There's good reason for that. Huntsman's departure removes the greatest immediate stumbling block to the governor's re-election. Huntsman was leading Bangerter by 10 points in public opinion polls. An insider to the Bangerter campaign recently put the GOP race in this perspective: "Huntsman has to make a mistake. If he doesn't, the governor is in real danger of being beaten in the Republican primary."
Huntsman's departure returns the race to square one, with Bangerter, the incumbent Republican, against former Salt Lake Mayor Ted Wilson, the Democrat, and Cook running an outside race.
Bangerter still has an uphill fight against Wilson, who leads the governor by 28 points in the most recent Dan Jones & Associates poll conducted for the Deseret News and KSL-TV.
Huntsman, 50, talked at some length about his reasons for leaving.
"The Republican Party must now be united we cannot afford a divisive contest through the September primary," he said. "When I entered the race, I never envisioned a lengthy, fragmented party division and never anticipated Republicans bolting the party to run as independents."
He added that his recent 10-day trip to Asia opened new business opportunities "the culmination of my life's work in business" and that to take advantage of those opportunities will take his full efforts.
Huntsman listed party unity and business as the reasons for ending his short campaign, but other factors came into play, Republicans close to him told the Deseret News.
Sen. Jake Garn, R-Utah, is Bangerter's campaign chairman and a close friend of Huntsman. He went on the Asian trip with Huntsman, a trip planned before Huntsman announced March 15 that he was going to challenge Bangerter. "They had a lot of time to talk about this race," said one GOP party official.
Garn, in a Washington, D.C., news conference, denied he had any influence on Huntsman. "I had nothing to do with it. As the governor's chairman I was not in position to advise an opponent" during their recent trip together.
Garn bristled when reporters said they doubted that he and Huntsman could travel together without mentioning the governor's race. "I have walked that line for a month."
Also, while Huntsman was gone, several critical news reports were published about Huntsman's time in the Nixon White House and about early business dealings. While several Republicans said those reports did have an impact on Huntsman, Lillian Garrett, Huntsman's campaign manager, said they played no part in Huntsman's decision not to run.
"I'm extremely disappointed" about Huntsman's decision, said Dan Marriott, former U.S. congressman and Huntsman's campaign co-chairman. "But if a person doesn't want to be a candidate and go through the fires of campaigning, it's better to get out before he starts."
Despite Bangerter's and Huntsman's talk of uniting the Republican Party, Wilson thinks the party has been wounded by Huntsman's brief foray into politics.

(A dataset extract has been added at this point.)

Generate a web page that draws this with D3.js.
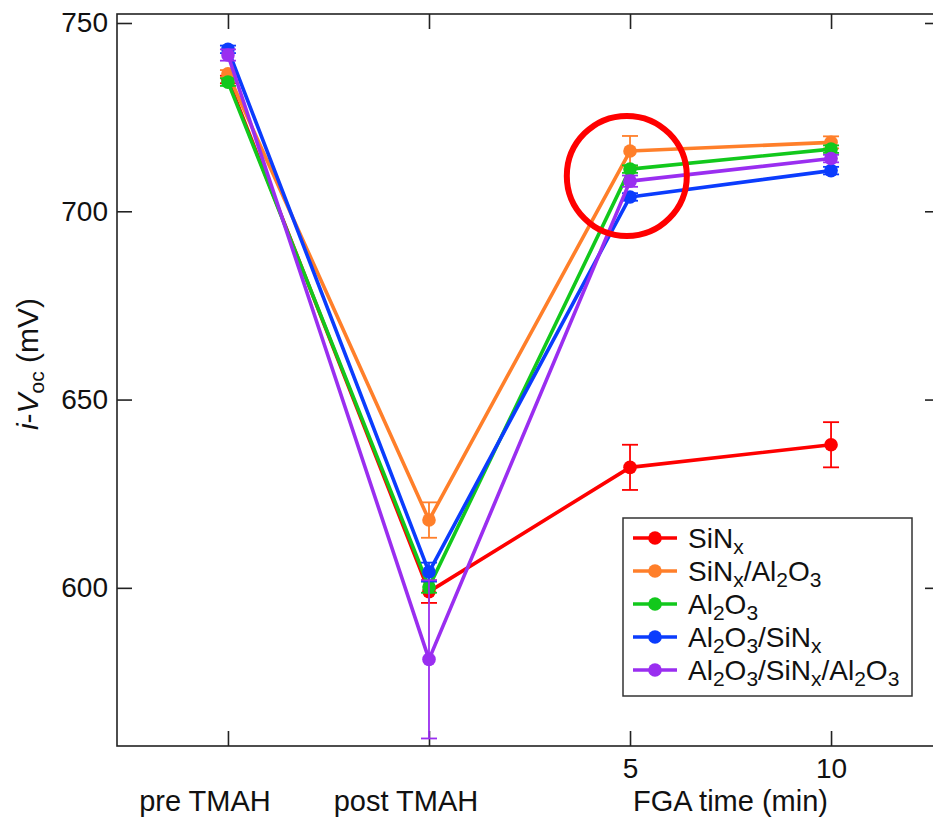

"It's going to be very hard to unite the party," Wilson said. "Words alone won't do it. It will take a lot more than this act. I think a lot of the damage has already been done. There were words a couple of weeks ago about the governor running a failed campaign. I think the Republican Party is going to have a hard time stepping around that."
Ironically, Marriott agrees with Wilson that the Republican Party may not heal.
"I think it depends on Norm Bangerter and whether he can now open up to all parts of the party instead of his own closed group. The monkey is on his back now," Marriott said. Bangerter indirectly answered Marriott's concern when he said during the news conference that everyone is welcome in the party and that Huntsman supporters "have nothing to fear from Norm Bangerter."
In saying the party must unite, Huntsman added that his main goal in running for governor is to provide more and better jobs for Utahns. "More jobs expand the tax base and that means much needed relief for Utah's taxpayers and additional dollars for our children's education. The building of our economy and creating jobs is an will be far more improtant to me than the actual title of governor. I can bring in new jobs outside this race," he said.
Huntsman has already spent almost $300,000 on the race. He has spent $268,000 on TV advertisements, some of which were running as late as Tuesday night. He had opened a campaign headquarters, hired staff and gained $250,000 in pledges. He'd also loaned his fledgling campaign $100,000, money he hoped would be paid back.